The adding of the verb "can" in this context is typical for English, and is not used in most other langauges. 

The correct sentence in Polish is *"Nie czuję ręki" *(mojej/swojej is redundant, it is not usual to feel somebody other's hand)

"Nie *mogę *czuć ręki" would indicate that it is completely impossible to feel the hand because of some reason, as for example:   "Nie *mogę *czuć ręki, bo jej nie mam" (I can't feel my hand because I don't have it).


----------



## dreamlike

You could also say "Nie mam czucia w ręcę" / "Straciłem czucie w ręcę", with the two translating into English respectively as "I have no sensation in my hand" / "I lost sensation in my hand". For all intents and purposes, I'd probably just say "Nie czuję ręki", though.


----------



## jasio

dreamlike said:


> You could also say "Nie mam czucia w ręcę" / "Straciłem czucie w ręcę", with the two translating into English respectively as "I have no sensation in my hand" / "I lost sensation in my hand". For all intents and purposes, I'd probably just say "Nie czuję ręki", though.

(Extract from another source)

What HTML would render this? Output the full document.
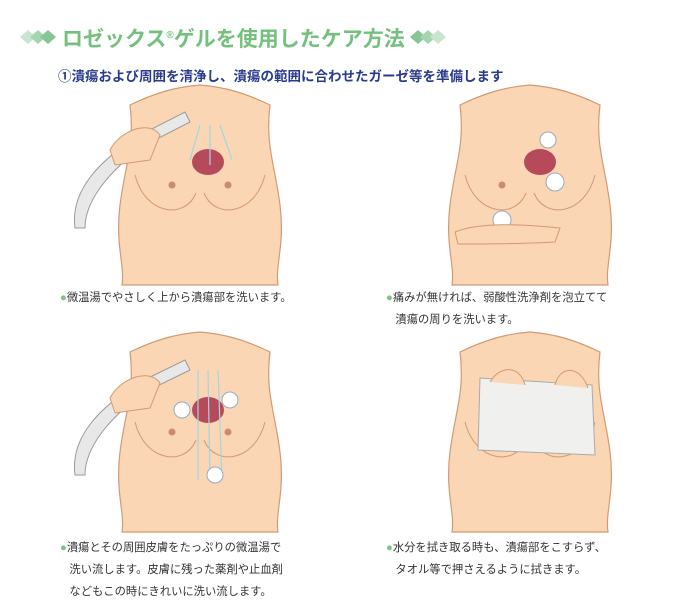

You can say it indeed, but it means something completely different. 

Although "nie czuję ręki", "nie czuję rąk", "nie czuję nóg" can be used literally, typically they are used in figurative meanings to express that you are exhausted. On the other hand "nie mam czucia w ręce" has a literal (and rather medical!) meaning only, ot express that your sense of touch is not working properly - for any reason... it may have gone numb, it can be frozen, it can be a spine issue, etc.


----------



## dreamlike

jasio said:


> Although "nie czuję ręki", "nie czuję rąk", "nie czuję nóg" can be used literally, typically they are used in figurative meanings to express that you are exhausted.


I don't see how these two things are mutually exclusive. Also, I wouldn't expect anyone to use "nie czuję ręki" if that wasn't actually the case. I don't know if you have ever been extremely exhausted in your life, but you may indeed temporarily lose sensation in your limbs when you are, so I think there's no need to speak of figurative and literal meanings here.

_(Sorry for the late reply, I don't have much time for WRing these days). _


----------